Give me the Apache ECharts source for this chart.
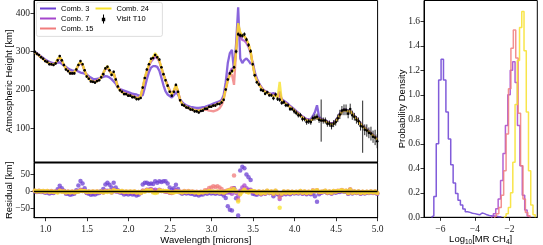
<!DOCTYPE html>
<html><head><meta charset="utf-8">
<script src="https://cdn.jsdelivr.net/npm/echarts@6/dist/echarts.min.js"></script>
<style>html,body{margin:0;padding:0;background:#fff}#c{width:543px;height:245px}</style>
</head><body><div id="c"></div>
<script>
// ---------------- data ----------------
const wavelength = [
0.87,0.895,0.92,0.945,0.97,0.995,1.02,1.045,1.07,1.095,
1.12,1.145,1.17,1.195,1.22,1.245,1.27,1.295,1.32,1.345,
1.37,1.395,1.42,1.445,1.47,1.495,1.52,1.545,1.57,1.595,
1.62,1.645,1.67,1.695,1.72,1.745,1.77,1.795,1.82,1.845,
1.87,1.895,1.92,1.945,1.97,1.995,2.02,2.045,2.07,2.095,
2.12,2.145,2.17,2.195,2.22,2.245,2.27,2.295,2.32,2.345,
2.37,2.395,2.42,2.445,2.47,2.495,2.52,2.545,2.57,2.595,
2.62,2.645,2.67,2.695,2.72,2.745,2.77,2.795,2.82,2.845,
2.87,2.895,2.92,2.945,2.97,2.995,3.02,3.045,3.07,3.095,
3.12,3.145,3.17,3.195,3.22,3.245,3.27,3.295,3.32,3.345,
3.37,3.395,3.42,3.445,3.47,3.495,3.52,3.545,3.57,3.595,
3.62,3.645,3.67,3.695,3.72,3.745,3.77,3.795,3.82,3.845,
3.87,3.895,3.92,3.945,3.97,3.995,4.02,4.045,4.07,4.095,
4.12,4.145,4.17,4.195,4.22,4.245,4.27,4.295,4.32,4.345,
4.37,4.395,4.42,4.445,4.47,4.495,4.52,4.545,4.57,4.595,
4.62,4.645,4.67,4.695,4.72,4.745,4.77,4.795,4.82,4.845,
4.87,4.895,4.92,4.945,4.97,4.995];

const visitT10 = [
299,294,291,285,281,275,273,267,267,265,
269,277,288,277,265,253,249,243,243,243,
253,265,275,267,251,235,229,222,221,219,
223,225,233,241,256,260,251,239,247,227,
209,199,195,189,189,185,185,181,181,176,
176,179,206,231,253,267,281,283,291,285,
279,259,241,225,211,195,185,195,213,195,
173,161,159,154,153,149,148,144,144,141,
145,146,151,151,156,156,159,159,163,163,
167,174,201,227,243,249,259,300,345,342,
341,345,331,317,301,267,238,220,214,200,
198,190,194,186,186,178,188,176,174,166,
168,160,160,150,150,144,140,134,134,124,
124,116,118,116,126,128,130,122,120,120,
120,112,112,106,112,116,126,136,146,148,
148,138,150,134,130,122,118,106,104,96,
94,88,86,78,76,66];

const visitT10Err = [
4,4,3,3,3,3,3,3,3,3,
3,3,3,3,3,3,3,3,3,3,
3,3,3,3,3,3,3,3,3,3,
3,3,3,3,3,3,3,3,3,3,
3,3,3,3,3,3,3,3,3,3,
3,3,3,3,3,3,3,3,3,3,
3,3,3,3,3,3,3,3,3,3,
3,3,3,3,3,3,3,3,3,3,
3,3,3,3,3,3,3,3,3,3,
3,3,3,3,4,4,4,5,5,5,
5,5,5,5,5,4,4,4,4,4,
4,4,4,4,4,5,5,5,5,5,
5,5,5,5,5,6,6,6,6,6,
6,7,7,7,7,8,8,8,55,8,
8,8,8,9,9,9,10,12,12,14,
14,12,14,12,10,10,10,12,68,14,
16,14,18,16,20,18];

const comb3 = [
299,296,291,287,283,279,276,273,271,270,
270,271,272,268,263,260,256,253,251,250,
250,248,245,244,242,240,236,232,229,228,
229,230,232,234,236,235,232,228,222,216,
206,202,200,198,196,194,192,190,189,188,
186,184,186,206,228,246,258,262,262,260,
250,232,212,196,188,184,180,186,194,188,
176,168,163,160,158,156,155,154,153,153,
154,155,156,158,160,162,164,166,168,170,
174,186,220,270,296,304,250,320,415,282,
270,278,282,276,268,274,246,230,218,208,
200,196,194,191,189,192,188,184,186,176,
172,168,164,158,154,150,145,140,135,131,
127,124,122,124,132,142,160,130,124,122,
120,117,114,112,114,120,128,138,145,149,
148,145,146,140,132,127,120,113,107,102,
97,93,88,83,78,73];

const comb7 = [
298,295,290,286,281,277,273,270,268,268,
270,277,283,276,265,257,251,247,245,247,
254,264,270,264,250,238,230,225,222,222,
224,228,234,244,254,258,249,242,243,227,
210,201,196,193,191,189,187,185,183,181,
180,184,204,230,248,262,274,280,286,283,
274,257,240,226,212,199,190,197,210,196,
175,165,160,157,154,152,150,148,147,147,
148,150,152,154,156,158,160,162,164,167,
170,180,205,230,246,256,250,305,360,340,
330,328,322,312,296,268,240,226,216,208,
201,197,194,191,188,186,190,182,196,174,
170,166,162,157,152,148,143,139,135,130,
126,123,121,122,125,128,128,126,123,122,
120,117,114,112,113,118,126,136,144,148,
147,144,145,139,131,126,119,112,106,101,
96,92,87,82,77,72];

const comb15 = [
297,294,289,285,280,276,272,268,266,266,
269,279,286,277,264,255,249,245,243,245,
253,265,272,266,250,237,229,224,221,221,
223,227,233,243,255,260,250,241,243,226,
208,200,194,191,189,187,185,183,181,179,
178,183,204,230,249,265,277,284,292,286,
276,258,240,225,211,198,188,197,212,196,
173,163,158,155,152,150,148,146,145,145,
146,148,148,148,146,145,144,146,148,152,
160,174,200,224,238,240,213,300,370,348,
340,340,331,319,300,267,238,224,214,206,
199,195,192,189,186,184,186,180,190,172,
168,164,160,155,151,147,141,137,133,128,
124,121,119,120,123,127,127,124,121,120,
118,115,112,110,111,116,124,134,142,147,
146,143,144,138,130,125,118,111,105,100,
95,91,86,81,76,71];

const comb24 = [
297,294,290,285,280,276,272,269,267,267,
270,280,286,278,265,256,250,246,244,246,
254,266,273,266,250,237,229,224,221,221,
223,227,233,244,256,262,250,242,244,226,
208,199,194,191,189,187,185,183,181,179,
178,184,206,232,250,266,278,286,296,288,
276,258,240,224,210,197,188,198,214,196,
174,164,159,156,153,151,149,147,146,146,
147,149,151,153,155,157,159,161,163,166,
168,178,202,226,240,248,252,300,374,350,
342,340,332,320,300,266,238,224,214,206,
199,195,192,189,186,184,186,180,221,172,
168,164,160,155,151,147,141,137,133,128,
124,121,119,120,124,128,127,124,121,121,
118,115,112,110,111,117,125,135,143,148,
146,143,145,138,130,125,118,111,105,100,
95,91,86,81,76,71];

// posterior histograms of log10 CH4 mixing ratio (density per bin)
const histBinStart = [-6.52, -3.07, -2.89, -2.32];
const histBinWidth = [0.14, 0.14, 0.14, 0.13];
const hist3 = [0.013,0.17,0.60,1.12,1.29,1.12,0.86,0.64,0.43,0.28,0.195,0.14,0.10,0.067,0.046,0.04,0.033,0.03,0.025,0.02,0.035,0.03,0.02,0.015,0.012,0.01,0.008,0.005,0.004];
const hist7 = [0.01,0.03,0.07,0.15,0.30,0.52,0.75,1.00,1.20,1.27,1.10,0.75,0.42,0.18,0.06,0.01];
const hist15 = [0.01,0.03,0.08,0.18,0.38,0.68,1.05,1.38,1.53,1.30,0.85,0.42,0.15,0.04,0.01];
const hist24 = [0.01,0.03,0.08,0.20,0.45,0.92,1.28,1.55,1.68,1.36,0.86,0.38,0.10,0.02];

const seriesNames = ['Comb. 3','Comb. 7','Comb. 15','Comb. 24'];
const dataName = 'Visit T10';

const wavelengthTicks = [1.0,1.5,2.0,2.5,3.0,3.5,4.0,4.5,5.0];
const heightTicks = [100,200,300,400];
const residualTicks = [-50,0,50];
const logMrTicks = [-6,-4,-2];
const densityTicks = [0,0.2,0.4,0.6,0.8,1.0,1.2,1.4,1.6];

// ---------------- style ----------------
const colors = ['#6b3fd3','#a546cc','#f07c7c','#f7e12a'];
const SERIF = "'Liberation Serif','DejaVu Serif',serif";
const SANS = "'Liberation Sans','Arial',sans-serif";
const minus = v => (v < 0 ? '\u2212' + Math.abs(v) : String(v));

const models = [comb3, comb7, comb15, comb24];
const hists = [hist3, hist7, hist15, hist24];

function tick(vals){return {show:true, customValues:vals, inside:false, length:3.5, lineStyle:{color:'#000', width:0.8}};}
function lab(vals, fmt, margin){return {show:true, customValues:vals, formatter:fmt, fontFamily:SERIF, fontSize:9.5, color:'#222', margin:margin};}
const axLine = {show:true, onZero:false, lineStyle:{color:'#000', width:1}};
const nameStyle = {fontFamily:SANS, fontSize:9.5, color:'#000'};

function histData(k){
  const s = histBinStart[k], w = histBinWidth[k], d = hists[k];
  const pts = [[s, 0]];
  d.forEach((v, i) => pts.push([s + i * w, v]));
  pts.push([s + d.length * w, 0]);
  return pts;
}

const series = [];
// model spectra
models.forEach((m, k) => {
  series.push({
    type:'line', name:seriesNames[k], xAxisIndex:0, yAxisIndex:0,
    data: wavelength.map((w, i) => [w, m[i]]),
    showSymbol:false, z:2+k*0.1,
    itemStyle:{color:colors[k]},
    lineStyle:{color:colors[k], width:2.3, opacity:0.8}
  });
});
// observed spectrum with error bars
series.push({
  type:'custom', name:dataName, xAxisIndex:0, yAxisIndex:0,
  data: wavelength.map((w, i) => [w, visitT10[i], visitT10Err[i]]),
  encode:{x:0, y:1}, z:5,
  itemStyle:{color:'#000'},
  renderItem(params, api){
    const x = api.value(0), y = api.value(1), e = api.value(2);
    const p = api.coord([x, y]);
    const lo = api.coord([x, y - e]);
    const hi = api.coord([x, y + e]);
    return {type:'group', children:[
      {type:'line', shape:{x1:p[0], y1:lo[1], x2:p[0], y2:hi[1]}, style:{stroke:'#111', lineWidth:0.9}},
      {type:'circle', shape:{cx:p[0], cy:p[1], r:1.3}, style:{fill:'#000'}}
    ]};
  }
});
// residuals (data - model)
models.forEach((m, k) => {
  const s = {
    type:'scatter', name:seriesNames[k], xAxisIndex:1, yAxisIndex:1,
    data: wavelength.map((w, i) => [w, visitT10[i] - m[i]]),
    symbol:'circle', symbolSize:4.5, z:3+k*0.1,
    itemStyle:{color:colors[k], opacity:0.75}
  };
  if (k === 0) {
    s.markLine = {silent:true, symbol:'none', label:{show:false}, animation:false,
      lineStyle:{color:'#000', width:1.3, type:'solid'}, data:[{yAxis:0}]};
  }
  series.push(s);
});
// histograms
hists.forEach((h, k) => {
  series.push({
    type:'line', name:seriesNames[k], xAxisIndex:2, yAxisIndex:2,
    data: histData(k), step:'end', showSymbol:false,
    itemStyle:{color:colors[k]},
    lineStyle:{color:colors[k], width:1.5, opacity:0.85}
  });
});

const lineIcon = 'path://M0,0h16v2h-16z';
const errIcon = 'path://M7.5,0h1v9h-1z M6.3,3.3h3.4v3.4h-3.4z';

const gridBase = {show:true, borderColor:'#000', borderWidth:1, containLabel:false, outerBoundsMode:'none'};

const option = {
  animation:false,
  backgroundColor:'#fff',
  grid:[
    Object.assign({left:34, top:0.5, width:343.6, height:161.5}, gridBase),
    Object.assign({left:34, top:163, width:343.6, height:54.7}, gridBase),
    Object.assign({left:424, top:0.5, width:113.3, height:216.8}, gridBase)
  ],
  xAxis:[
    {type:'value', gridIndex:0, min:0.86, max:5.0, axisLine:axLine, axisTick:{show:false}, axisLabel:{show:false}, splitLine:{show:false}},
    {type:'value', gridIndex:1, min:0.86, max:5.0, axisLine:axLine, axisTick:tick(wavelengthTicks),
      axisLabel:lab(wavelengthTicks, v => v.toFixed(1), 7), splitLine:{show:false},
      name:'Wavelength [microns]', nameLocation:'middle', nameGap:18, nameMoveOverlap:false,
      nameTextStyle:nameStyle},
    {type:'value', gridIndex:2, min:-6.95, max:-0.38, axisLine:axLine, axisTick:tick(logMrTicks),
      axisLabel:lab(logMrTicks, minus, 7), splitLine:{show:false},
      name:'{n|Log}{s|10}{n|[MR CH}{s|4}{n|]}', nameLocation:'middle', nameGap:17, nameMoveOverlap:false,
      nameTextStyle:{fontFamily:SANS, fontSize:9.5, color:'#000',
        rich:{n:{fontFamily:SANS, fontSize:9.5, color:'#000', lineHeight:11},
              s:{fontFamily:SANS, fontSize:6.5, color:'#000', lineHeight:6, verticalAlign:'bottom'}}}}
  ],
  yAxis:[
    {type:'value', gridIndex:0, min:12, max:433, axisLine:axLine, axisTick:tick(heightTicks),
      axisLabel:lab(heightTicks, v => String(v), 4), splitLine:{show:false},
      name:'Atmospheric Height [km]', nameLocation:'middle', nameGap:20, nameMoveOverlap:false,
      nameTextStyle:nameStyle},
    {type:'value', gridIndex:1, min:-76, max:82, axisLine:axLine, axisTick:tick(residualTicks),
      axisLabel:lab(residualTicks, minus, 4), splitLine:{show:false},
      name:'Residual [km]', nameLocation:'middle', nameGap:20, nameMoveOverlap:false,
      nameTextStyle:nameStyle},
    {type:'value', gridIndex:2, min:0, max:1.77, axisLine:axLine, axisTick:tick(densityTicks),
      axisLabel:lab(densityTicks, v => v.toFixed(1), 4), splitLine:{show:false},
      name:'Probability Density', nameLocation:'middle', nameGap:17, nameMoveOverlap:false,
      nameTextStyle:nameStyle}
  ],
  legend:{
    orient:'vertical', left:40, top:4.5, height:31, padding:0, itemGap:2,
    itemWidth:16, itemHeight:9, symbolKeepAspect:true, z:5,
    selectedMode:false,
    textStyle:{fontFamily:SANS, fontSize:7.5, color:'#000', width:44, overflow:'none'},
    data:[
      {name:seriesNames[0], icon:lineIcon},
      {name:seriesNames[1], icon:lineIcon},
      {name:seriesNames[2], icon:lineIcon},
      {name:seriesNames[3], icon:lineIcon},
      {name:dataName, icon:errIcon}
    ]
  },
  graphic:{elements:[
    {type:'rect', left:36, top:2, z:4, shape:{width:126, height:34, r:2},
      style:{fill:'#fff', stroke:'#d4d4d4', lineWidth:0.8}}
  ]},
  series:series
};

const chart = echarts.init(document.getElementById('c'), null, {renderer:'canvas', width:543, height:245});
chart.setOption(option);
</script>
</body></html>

--

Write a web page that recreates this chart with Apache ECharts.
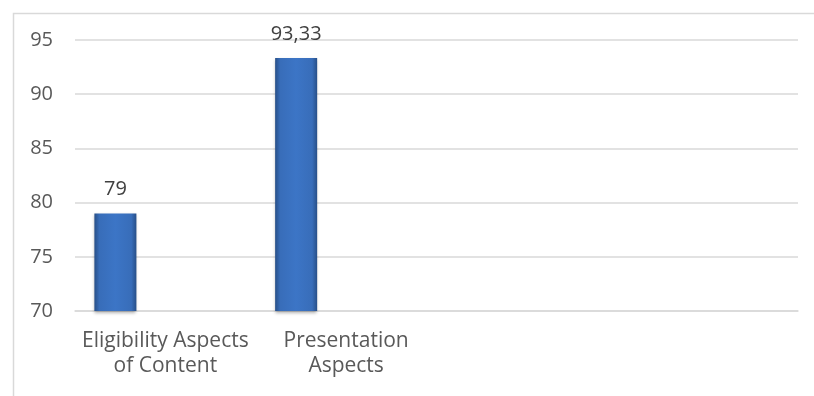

...

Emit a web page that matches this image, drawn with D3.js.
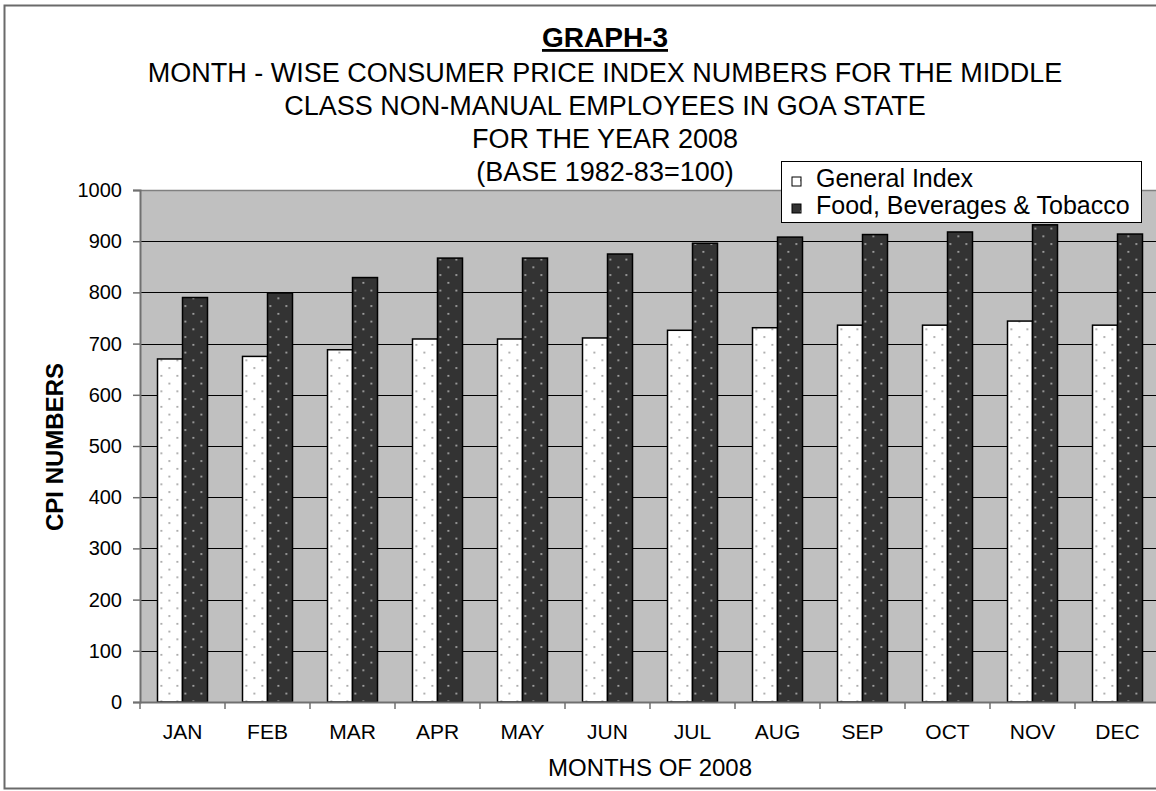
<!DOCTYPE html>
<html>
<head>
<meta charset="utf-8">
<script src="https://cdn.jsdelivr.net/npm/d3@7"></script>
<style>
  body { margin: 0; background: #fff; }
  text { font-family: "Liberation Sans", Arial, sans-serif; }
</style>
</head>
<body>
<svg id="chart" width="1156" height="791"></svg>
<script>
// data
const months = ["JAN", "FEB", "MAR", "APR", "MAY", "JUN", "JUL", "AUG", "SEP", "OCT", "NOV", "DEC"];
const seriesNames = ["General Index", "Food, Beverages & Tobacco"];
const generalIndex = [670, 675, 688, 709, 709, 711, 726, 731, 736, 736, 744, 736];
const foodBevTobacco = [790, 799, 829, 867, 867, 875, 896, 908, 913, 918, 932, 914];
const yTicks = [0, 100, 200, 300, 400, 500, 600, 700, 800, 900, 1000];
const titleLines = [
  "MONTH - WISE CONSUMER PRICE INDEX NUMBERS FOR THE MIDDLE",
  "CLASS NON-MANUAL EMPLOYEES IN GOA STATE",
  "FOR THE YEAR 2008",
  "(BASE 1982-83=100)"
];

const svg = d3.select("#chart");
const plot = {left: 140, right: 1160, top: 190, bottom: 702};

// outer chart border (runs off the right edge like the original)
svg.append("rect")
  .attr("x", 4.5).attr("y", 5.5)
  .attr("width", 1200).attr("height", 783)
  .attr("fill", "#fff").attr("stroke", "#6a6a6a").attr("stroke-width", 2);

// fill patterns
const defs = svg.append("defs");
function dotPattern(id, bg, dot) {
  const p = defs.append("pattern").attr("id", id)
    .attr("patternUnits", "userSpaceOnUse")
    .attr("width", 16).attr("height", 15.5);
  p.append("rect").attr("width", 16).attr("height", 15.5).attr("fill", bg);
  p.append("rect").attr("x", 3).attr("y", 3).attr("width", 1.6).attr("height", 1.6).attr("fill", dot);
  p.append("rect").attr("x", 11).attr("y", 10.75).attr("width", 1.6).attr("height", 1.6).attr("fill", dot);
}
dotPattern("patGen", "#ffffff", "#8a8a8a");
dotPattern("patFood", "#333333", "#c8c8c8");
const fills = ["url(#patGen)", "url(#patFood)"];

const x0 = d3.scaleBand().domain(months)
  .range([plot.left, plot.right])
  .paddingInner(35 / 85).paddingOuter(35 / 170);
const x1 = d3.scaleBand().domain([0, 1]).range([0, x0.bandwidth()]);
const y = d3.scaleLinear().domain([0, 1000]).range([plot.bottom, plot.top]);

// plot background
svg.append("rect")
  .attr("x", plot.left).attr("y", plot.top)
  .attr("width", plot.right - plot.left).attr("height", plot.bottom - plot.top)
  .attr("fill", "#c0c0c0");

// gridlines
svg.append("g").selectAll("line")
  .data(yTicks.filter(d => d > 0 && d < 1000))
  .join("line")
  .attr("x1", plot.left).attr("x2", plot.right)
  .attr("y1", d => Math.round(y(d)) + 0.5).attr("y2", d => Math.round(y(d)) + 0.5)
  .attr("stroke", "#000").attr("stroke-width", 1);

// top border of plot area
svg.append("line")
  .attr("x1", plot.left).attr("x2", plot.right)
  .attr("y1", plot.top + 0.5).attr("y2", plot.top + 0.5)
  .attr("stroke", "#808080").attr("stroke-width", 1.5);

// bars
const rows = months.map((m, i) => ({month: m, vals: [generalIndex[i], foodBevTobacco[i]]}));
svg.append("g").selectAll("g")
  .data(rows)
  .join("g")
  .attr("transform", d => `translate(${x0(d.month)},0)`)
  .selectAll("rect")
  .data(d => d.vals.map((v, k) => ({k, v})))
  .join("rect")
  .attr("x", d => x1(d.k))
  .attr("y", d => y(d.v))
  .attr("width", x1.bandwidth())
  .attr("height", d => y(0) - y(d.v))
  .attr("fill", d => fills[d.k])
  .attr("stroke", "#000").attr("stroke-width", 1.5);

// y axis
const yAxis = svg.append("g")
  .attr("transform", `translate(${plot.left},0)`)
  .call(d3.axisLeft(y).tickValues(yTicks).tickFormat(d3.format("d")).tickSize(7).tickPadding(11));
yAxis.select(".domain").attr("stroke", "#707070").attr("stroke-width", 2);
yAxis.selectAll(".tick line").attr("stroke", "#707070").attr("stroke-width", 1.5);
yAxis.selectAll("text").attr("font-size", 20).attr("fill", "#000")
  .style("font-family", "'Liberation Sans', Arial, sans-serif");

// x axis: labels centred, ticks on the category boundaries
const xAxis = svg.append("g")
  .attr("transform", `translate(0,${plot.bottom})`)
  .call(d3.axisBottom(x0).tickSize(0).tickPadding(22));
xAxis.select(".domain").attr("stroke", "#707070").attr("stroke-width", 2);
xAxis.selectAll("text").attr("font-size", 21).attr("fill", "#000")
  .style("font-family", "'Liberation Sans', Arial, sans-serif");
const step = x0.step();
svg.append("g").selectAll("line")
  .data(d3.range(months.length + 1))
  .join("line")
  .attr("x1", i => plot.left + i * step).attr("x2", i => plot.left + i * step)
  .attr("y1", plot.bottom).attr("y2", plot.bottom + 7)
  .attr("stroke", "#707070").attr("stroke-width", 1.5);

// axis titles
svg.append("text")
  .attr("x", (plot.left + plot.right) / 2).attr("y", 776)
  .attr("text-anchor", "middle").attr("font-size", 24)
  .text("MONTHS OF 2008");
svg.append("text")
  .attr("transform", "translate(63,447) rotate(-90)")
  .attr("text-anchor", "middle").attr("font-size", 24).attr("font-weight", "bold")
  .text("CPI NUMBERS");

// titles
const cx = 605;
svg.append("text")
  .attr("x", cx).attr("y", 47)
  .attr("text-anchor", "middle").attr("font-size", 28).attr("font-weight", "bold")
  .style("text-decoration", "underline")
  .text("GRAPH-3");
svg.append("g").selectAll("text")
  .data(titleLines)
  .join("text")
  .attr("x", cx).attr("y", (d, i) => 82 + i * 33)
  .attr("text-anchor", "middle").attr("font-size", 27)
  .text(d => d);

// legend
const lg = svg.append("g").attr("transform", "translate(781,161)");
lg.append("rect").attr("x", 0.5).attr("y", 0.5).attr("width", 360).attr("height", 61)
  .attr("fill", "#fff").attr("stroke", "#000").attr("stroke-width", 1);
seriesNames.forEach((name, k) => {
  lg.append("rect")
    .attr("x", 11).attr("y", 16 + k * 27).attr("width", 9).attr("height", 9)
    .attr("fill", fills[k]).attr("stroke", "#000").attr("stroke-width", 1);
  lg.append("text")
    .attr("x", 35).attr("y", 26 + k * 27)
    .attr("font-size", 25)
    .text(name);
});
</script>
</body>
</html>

To do: Using the records given above, list every line that includes the word "page".

Solution:
Write a web page that recreates this chart with Apache ECharts.
Emit a web page that matches this image, drawn with D3.js.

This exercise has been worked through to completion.